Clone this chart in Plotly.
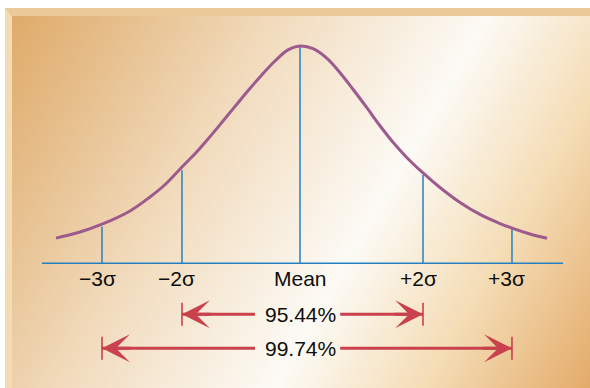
import base64
import struct
import zlib

import numpy as np
import plotly.graph_objects as go

# ---- data -------------------------------------------------------------
# bell curve, x in sigma units, height relative to the peak
curve_x = [-4.067, -3.667, -3.3, -2.833, -2.5, -2.233, -1.967, -1.75, -1.533,
           -1.3, -1.083, -0.867, -0.633, -0.417, -0.2, 0.0, 0.217, 0.45,
           0.667, 0.883, 1.117, 1.333, 1.55, 1.783, 2.05, 2.333, 2.667, 3.0,
           3.333, 3.533, 3.833, 4.117]
curve_y = [0.116, 0.144, 0.180, 0.241, 0.305, 0.366, 0.443, 0.504, 0.572,
           0.649, 0.722, 0.794, 0.868, 0.931, 0.982, 1.0, 0.988, 0.943,
           0.877, 0.801, 0.715, 0.633, 0.557, 0.486, 0.416, 0.349, 0.280,
           0.225, 0.183, 0.162, 0.135, 0.115]

marker_labels = ["\u22123\u03c3", "\u22122\u03c3", "Mean", "+2\u03c3", "+3\u03c3"]
marker_x = [-3.3, -1.967, 0.0, 2.05, 3.533]
marker_h = [0.168, 0.428, 1.0, 0.406, 0.161]

coverage_labels = ["95.44%", "99.74%"]
coverage_lo = [marker_x[1], marker_x[0]]
coverage_hi = [marker_x[3], marker_x[4]]

# ---- styling ----------------------------------------------------------
W, H = 590, 388
PX_PER_X = 60.0          # pixels per sigma unit
PX_PER_Y = 217.3         # pixels per unit of height
X0_PX, Y0_PX = 300.0, 263.3   # where mean / baseline sit on the page

PURPLE = "#9c5a8e"
BLUE = "#2580c2"
RED = "#c8414c"
FONT = "Liberation Sans, Arial, sans-serif"
TEXT = "#0d0d0d"

row_y = [-51.0 / PX_PER_Y, -85.0 / PX_PER_Y]      # arrow rows
tick_half = 11.5 / PX_PER_Y
gap_left, gap_right = -0.75, 0.67                   # room for the percentage text
label_y = -14.7 / PX_PER_Y
baseline_x = [-4.3, 4.383]


# ---- warm gradient backdrop rendered into a PNG -----------------------
def backdrop_png():
    yy, xx = np.mgrid[0:H, 0:W].astype(float)
    t = 0.866 * xx + 0.5 * yy
    stops = [0, 120, 250, 430, 560, 720]
    cols = np.array([(222, 168, 100), (231, 192, 142), (242, 220, 190),
                     (253, 251, 246), (245, 221, 182), (226, 166, 98)], float)
    img = np.zeros((H, W, 3))
    for c in range(3):
        img[..., c] = np.interp(t, stops, cols[:, c])
    # frame: white outside, light bevel strips along the top and left edges
    img[yy < 8] = (255, 255, 255)
    img[xx < 5] = (255, 255, 255)
    top = (yy >= 8) & (yy < 16) & (xx >= 5) & ((yy - 8) <= (xx - 5) * 8 / 7 + 0.5)
    left = (xx >= 5) & (xx < 12) & (yy >= 8) & ~top
    img[top] = (236, 201, 152)
    img[left] = (243, 219, 180)
    img = img.clip(0, 255).astype(np.uint8)

    raw = b"".join(b"\x00" + img[r].tobytes() for r in range(H))

    def chunk(tag, data):
        return (struct.pack(">I", len(data)) + tag + data +
                struct.pack(">I", zlib.crc32(tag + data) & 0xFFFFFFFF))

    png = (b"\x89PNG\r\n\x1a\n" +
           chunk(b"IHDR", struct.pack(">IIBBBBB", W, H, 8, 2, 0, 0, 0)) +
           chunk(b"IDAT", zlib.compress(raw, 9)) +
           chunk(b"IEND", b""))
    return "data:image/png;base64," + base64.b64encode(png).decode()


fig = go.Figure()

# baseline
fig.add_trace(go.Scatter(x=baseline_x, y=[0, 0], mode="lines",
                         line=dict(color=BLUE, width=1.6), hoverinfo="skip"))

# vertical guides from the baseline up to the curve
vx, vy = [], []
for x, h in zip(marker_x, marker_h):
    vx += [x, x, None]
    vy += [0, h, None]
fig.add_trace(go.Scatter(x=vx, y=vy, mode="lines",
                         line=dict(color=BLUE, width=1.5), hoverinfo="skip"))

# the bell curve
fig.add_trace(go.Scatter(x=curve_x, y=curve_y, mode="lines",
                         line=dict(color=PURPLE, width=3, shape="spline", smoothing=1.0),
                         hoverinfo="skip"))

# coverage ranges: end ticks and shafts with a gap for the text
tx, ty, sx, sy = [], [], [], []
for lo, hi, ry in zip(coverage_lo, coverage_hi, row_y):
    for x in (lo, hi):
        tx += [x, x, None]
        ty += [ry - tick_half, ry + tick_half, None]
    sx += [lo, gap_left, None, gap_right, hi, None]
    sy += [ry, ry, None, ry, ry, None]
fig.add_trace(go.Scatter(x=tx, y=ty, mode="lines",
                         line=dict(color=RED, width=1.6), hoverinfo="skip"))
fig.add_trace(go.Scatter(x=sx, y=sy, mode="lines",
                         line=dict(color=RED, width=3), hoverinfo="skip"))

annotations = []
# arrowheads pointing at the end ticks
for lo, hi, ry in zip(coverage_lo, coverage_hi, row_y):
    for head, tail in ((lo, lo + 0.5), (hi, hi - 0.5)):
        annotations.append(dict(x=head, y=ry, ax=tail, ay=ry, xref="x", yref="y",
                                axref="x", ayref="y", text="", showarrow=True,
                                arrowhead=3, arrowsize=1.55, arrowwidth=3,
                                arrowcolor=RED, standoff=0, startstandoff=0,
                                font=dict(size=1)))
# percentage texts
for lab, ry in zip(coverage_labels, row_y):
    annotations.append(dict(x=0, y=ry, xref="x", yref="y", text=lab, showarrow=False,
                            xanchor="center", yanchor="middle",
                            font=dict(family=FONT, size=21, color=TEXT)))
# axis labels under the guides
for lab, x in zip(marker_labels, marker_x):
    annotations.append(dict(x=x, y=label_y, xref="x", yref="y", text=lab,
                            showarrow=False, xanchor="center", yanchor="middle",
                            xshift=0 if lab == "Mean" else -5,
                            font=dict(family=FONT, size=21, color=TEXT)))

fig.update_layout(
    width=W, height=H,
    margin=dict(l=0, r=0, t=0, b=0, pad=0),
    paper_bgcolor="white", plot_bgcolor="rgba(0,0,0,0)",
    showlegend=False,
    xaxis=dict(range=[-X0_PX / PX_PER_X, (W - X0_PX) / PX_PER_X], visible=False,
               fixedrange=True),
    yaxis=dict(range=[(Y0_PX - H) / PX_PER_Y, Y0_PX / PX_PER_Y], visible=False,
               fixedrange=True),
    images=[dict(source=backdrop_png(), xref="paper", yref="paper", x=0, y=1,
                 sizex=1, sizey=1, sizing="stretch", xanchor="left", yanchor="top",
                 layer="below")],
    annotations=annotations,
)

fig.write_html("out.html", config={"displayModeBar": False})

* * * * * * *

◆ What to produce
Omit the pictures, then repeat exactly each line from the beginning of the listing through the line with "import plotly.graph_objects as go".

◆ Answer to this exercise
Clone this chart in Plotly.
import base64
import struct
import zlib

import numpy as np
import plotly.graph_objects as go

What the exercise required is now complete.